→ Prompt
Reproduce exactly, with no pictures, each line from the opening of the material down through the line containing "import plotly.graph_objects as go".

→ Given information
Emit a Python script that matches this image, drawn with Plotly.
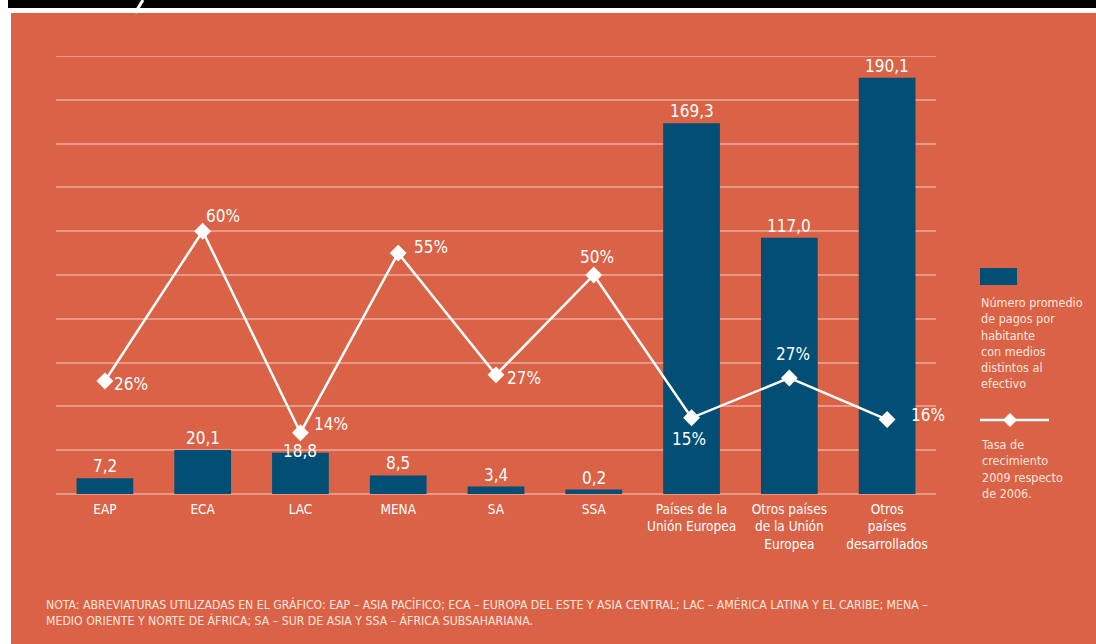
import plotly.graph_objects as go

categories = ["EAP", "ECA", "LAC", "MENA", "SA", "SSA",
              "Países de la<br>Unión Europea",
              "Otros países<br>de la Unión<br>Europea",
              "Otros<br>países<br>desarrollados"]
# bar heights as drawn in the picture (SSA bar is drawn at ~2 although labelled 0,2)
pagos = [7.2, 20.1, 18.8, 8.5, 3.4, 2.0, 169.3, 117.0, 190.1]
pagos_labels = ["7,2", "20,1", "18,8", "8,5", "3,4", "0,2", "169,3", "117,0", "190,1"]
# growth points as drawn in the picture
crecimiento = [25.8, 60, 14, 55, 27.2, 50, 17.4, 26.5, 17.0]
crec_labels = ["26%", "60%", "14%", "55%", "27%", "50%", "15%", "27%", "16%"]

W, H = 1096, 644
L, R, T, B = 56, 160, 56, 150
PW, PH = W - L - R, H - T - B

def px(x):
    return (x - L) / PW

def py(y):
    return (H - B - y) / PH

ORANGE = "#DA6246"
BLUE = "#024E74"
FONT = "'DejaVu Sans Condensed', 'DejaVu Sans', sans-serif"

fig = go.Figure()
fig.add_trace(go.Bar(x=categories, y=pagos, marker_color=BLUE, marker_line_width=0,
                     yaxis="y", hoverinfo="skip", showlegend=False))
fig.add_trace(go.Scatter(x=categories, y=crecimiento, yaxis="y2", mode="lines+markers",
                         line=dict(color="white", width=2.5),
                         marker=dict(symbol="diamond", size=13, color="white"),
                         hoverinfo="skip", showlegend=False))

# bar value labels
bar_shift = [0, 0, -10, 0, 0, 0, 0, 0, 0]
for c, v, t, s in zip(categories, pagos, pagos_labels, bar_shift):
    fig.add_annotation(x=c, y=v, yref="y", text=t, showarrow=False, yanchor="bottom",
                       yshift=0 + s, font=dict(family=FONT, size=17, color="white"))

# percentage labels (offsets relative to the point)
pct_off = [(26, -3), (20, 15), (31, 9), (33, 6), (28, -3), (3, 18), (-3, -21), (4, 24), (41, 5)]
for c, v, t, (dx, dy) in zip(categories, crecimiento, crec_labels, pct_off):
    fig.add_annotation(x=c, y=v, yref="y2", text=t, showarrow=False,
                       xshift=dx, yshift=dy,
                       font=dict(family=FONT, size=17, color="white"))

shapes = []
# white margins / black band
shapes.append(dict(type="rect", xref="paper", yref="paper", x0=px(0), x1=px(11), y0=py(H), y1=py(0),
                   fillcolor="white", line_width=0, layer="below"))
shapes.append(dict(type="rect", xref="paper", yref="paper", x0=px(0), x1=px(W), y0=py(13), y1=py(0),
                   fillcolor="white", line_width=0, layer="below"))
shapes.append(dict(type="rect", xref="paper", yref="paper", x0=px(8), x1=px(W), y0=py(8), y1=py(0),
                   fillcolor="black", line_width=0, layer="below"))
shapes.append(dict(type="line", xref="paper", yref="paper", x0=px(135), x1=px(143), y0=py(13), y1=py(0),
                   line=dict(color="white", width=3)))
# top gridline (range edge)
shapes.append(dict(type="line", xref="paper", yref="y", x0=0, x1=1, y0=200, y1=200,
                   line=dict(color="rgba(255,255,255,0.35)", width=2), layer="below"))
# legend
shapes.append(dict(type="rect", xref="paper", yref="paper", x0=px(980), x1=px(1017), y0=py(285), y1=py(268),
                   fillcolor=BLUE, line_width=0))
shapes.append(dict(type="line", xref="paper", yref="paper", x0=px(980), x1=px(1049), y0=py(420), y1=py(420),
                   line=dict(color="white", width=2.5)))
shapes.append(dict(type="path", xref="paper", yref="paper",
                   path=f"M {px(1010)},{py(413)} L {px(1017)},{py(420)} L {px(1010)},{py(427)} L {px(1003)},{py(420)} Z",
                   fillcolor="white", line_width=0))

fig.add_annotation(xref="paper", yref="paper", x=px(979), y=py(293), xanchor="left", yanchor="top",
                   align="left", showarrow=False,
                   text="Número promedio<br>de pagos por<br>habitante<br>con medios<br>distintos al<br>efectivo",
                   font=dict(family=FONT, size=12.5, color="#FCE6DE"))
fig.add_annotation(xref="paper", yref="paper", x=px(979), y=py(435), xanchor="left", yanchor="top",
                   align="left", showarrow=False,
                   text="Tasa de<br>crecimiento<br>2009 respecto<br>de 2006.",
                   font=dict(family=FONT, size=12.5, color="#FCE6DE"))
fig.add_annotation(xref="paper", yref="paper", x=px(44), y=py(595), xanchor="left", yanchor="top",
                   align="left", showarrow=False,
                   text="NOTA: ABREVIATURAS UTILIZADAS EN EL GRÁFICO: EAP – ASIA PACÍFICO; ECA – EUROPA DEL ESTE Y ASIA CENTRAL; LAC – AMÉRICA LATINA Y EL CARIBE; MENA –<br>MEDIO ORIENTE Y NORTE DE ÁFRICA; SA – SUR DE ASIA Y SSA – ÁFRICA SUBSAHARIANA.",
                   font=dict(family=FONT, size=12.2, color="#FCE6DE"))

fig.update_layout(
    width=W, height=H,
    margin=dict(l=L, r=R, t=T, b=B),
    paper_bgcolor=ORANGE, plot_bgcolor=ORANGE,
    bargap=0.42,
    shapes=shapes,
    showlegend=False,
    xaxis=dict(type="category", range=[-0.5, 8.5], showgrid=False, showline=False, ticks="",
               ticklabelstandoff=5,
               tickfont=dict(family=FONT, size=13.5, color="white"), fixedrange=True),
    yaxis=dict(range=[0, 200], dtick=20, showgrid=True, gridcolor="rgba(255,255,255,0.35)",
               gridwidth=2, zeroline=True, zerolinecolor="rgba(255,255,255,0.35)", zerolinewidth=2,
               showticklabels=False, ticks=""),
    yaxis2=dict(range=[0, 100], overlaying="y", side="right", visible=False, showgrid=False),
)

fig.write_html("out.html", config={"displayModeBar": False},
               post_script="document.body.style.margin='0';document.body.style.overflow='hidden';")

→ Answer in full
Emit a Python script that matches this image, drawn with Plotly.
import plotly.graph_objects as go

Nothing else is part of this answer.